San Francisco hosted an anti-war demonstration on Saturday. I was suspicious and disheartened that the San Francisco Chronicle reported the crowd size at “tens of thousands of people”. See also the headline: Huge protests for peace / Tens of thousands in S.F. demand Bush abandon war plans
Within the latter article, two more estimates are given:
The protest’s organizers, an umbrella coalition called International ANSWER, or Act Now to Stop War & End Racism, estimated the crowd at 200,000. Police put the number at 55,000.
Here is the report from A.N.S.W.E.R: 200,000 March in San Francisco. I understand that it is in the organizer’s best interests to overestimate attendance. But I don’t understand why it’s in the Chronicle’s best interests to underestimate it.
Today the SFPD realized their numbers were impossibly low: Protest numbers don’t add up / Police now say 150,000 safe guess. This makes the Chronicle’s earlier headline even more irresponsible and inaccurate. Kudos to the SFPD for admitting their mistake.

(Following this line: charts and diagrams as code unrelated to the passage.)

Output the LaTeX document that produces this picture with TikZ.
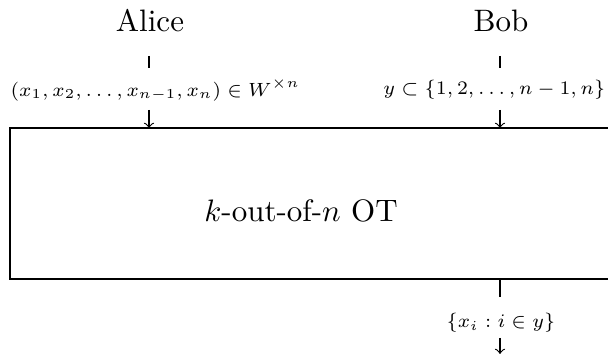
\documentclass[tikz,border=0pt]{standalone}
\usepackage{graphicx}
\newcommand{\bigtxt}[1]{\scalebox{1.07}{#1}}
\newcommand{\smtxt}[1]{\scalebox{0.943}{\scriptsize #1}}
\begin{document}
\begin{tikzpicture}[x=0.345pt,y=-0.345pt,
  party/.style={inner sep=0pt},
  lbl/.style={inner sep=0pt},
  wire/.style={line width=0.4pt},
  arr/.style={wire, ->}]
\useasboundingbox (0,0) rectangle (608,354);
% parties
\node[party, anchor=base] (alice) at (150,32) {\bigtxt{Alice}};
\node[party, anchor=base] (bob) at (501,32) {\bigtxt{Bob}};
% functionality box (clipped at the right edge)
\coordinate (boxtl) at (10,128);
\coordinate (boxbr) at (760,279);
\begin{scope}
\clip (0,0) rectangle (608,354);
\draw[wire] (boxtl) rectangle (boxbr);
\end{scope}
\node[party] (ot) at (301,211) {\bigtxt{$k$-out-of-$n$ OT}};
% Alice input
\coordinate (a1) at (149,56);
\coordinate (a2) at (149,68);
\coordinate (a3) at (149,110);
\coordinate (a4) at (149,128);
\node[lbl, anchor=west] (ain) at (10,90) {\smtxt{$(x_1,x_2,\ldots,x_{n-1},x_n)\in W^{\times n}$}};
\draw[wire] (a1) -- (a2);
\draw[arr] (a3) -- (a4);
% Bob input
\coordinate (b1) at (500,56);
\coordinate (b2) at (500,68);
\coordinate (b3) at (500,110);
\coordinate (b4) at (500,128);
\node[lbl, anchor=east] (bin) at (606,90) {\smtxt{$y\subset\{1,2,\ldots,n-1,n\}$}};
\draw[wire] (b1) -- (b2);
\draw[arr] (b3) -- (b4);
% Bob output
\coordinate (c1) at (500,279);
\coordinate (c2) at (500,297);
\coordinate (c3) at (500,338);
\coordinate (c4) at (500,354);
\node[lbl] (bout) at (501,323) {\smtxt{$\{x_i : i\in y\}$}};
\draw[wire] (c1) -- (c2);
\draw[arr] (c3) -- (c4);
\end{tikzpicture}
\end{document}
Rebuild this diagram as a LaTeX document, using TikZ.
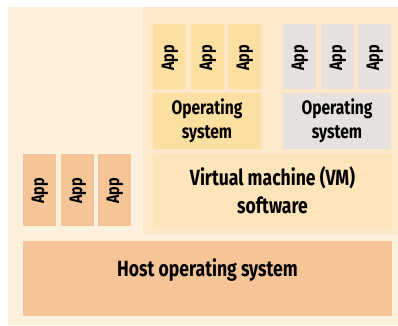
\documentclass[tikz,border=0pt]{standalone}
\usepackage{fontspec}
\setmainfont{Fira Sans}[FakeStretch=0.8]
\definecolor{outerbg}{HTML}{FDF1DD}
\definecolor{vmbg}{HTML}{FDE9CA}
\definecolor{guesty}{HTML}{FDDFA2}
\definecolor{guestg}{HTML}{E5E1DD}
\definecolor{vmsw}{HTML}{FDE4B9}
\definecolor{hostc}{HTML}{F6C597}
\begin{document}
\begin{tikzpicture}[x=1pt,y=-1pt,
  box/.style={draw=none,inner sep=0pt,font=\bfseries,text=black,align=center},
  appbox/.style={box,font=\bfseries\fontsize{18}{20}\selectfont},
  osbox/.style={box,font=\bfseries\fontsize{19.5}{24}\selectfont},
  bigbox/.style={box,font=\bfseries\fontsize{22}{28}\selectfont}]
\useasboundingbox (0,0) rectangle (398,325);
\fill[white] (0,0) rectangle (398,325);
\fill[outerbg] (8,7) rectangle (398,325);
\fill[vmbg] (143,7) rectangle (398,234);
% guest 1
\foreach \x/\n in {153/a1,191/a2,228/a3}{
  \fill[guesty] (\x,24) rectangle ++(33,65);
  \node[appbox,rotate=90] (\n) at (\x+17,58) {App};
}
\fill[guesty] (153,93) rectangle (261,149);
\node[osbox] (os1) at (207,121) {Operating\\system};
% guest 2
\foreach \x/\n in {283/b1,321/b2,358/b3}{
  \fill[guestg] (\x,24) rectangle ++(33,65);
  \node[appbox,rotate=90] (\n) at (\x+17,58) {App};
}
\fill[guestg] (283,93) rectangle (391,149);
\node[osbox] (os2) at (337,121) {Operating\\system};
% VM software
\fill[vmsw] (153,154) rectangle (392,227);
\node[bigbox] (vm) at (272.5,190.5) {Virtual machine (VM)\\software};
% host apps
\foreach \x/\n in {23/h1,61/h2,98/h3}{
  \fill[hostc] (\x,154) rectangle ++(33,72);
  \node[appbox,rotate=90] (\n) at (\x+17,191) {App};
}
% host OS
\fill[hostc] (23,241) rectangle (392,316);
\node[bigbox,anchor=base] (host) at (207.5,276) {Host operating system};
\end{tikzpicture}
\end{document}
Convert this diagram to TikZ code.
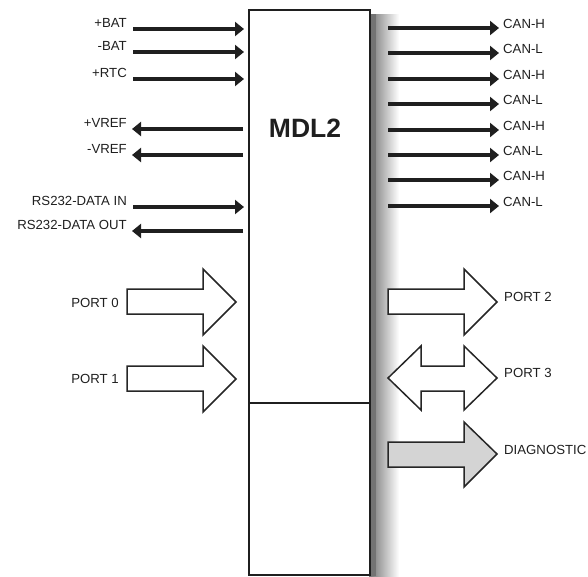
\documentclass[tikz,border=0pt]{standalone}
\usepackage{fontspec}
\setmainfont{Liberation Sans}
\usetikzlibrary{arrows.meta}
\begin{document}
\begin{tikzpicture}[x=1pt,y=-1pt,
  sig/.style={line width=3.2pt,draw=black!88,-{Triangle[length=9pt,width=14pt]}},
  lbl/.style={inner sep=0pt,font=\fontsize{13.2}{15}\selectfont,text=black!88},
  blk/.style={draw=black!85,line width=1.5pt,fill=white,line join=miter},
]
\useasboundingbox (0,0) rectangle (588,576);
% shadow
\shade[left color=black!55,right color=white] (369,14) rectangle (399,576);
\fill[black!55] (369,14) rectangle (376,576);
% box
\node[draw=black!88,line width=1.6pt,fill=white,minimum width=121pt,minimum height=565pt,inner sep=0pt,anchor=north west] (mdl) at (248,9) {};
\draw[black!88,line width=1.6pt] (248,403) coordinate (dl) -- (369,403) coordinate (dr);
\node[font=\fontsize{26.5}{28}\selectfont\bfseries,inner sep=0pt,text=black!88] (title) at (305,128) {MDL2};
% left inputs
\foreach \n/\y/\t in {a/29/+BAT,b/52/-BAT,c/79/+RTC,g/207/RS232-DATA IN}{
  \node[lbl,anchor=base east] (L\n) at (127,\y-1.5) {\t};
  \coordinate (Ls\n) at (133,\y);
  \coordinate (Le\n) at (244,\y);
  \draw[sig] (Ls\n) -- (Le\n);
}
\foreach \n/\y/\t in {d/129/+VREF,e/155/-VREF,h/231/RS232-DATA OUT}{
  \node[lbl,anchor=base east] (L\n) at (127,\y-1.5) {\t};
  \coordinate (Ls\n) at (243,\y);
  \coordinate (Le\n) at (132,\y);
  \draw[sig] (Ls\n) -- (Le\n);
}
% right outputs
\foreach \n/\y/\t in {1/28/CAN-H,2/53/CAN-L,3/79/CAN-H,4/104/CAN-L,5/130/CAN-H,6/155/CAN-L,7/180/CAN-H,8/206/CAN-L}{
  \node[lbl,anchor=base west] (R\n) at (503,\y) {\t};
  \coordinate (Rs\n) at (388,\y);
  \coordinate (Re\n) at (499,\y);
  \draw[sig] (Rs\n) -- (Re\n);
}
% port arrows left
\draw[blk] (127,289) -- (203,289) -- (203,269) -- (236,302) -- (203,335) -- (203,314) -- (127,314) -- cycle;
\node[lbl,anchor=base east] (p0) at (119,307.5) {PORT 0};
\draw[blk] (127,366) -- (203,366) -- (203,346) -- (236,379) -- (203,412) -- (203,391) -- (127,391) -- cycle;
\node[lbl,anchor=base east] (p1) at (119,383) {PORT 1};
% port arrows right
\draw[blk] (388,289) -- (464,289) -- (464,269) -- (497,302) -- (464,335) -- (464,314) -- (388,314) -- cycle;
\node[lbl,anchor=base west] (p2) at (504,301.5) {PORT 2};
\draw[blk] (388,378) -- (421,346) -- (421,366) -- (464,366) -- (464,346) -- (497,378) -- (464,410) -- (464,391) -- (421,391) -- (421,410) -- cycle;
\node[lbl,anchor=base west] (p3) at (504,377.5) {PORT 3};
\draw[blk,fill=black!17] (388,442) -- (464,442) -- (464,422) -- (497,454) -- (464,487) -- (464,467) -- (388,467) -- cycle;
\node[lbl,anchor=base west] (diag) at (504,454) {DIAGNOSTIC};
\end{tikzpicture}
\end{document}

Kudos to the Chron for publishing the SFPD’s recount. But I’d still like to see them publish a recant.
In other Peace Rally news, here’s the Chron’s Peace Rally Photo Gallery.
Here are aerial photos (with yet-another crowd-size estimate over 100,000).
Here is a gallery of rally photos taken by Bim Lipp, a participant who according to the Chronicle’s reporting could not possibly have been in San Francisco that day, because at least “tens of thousands” of participants coming from less far away had already arrived.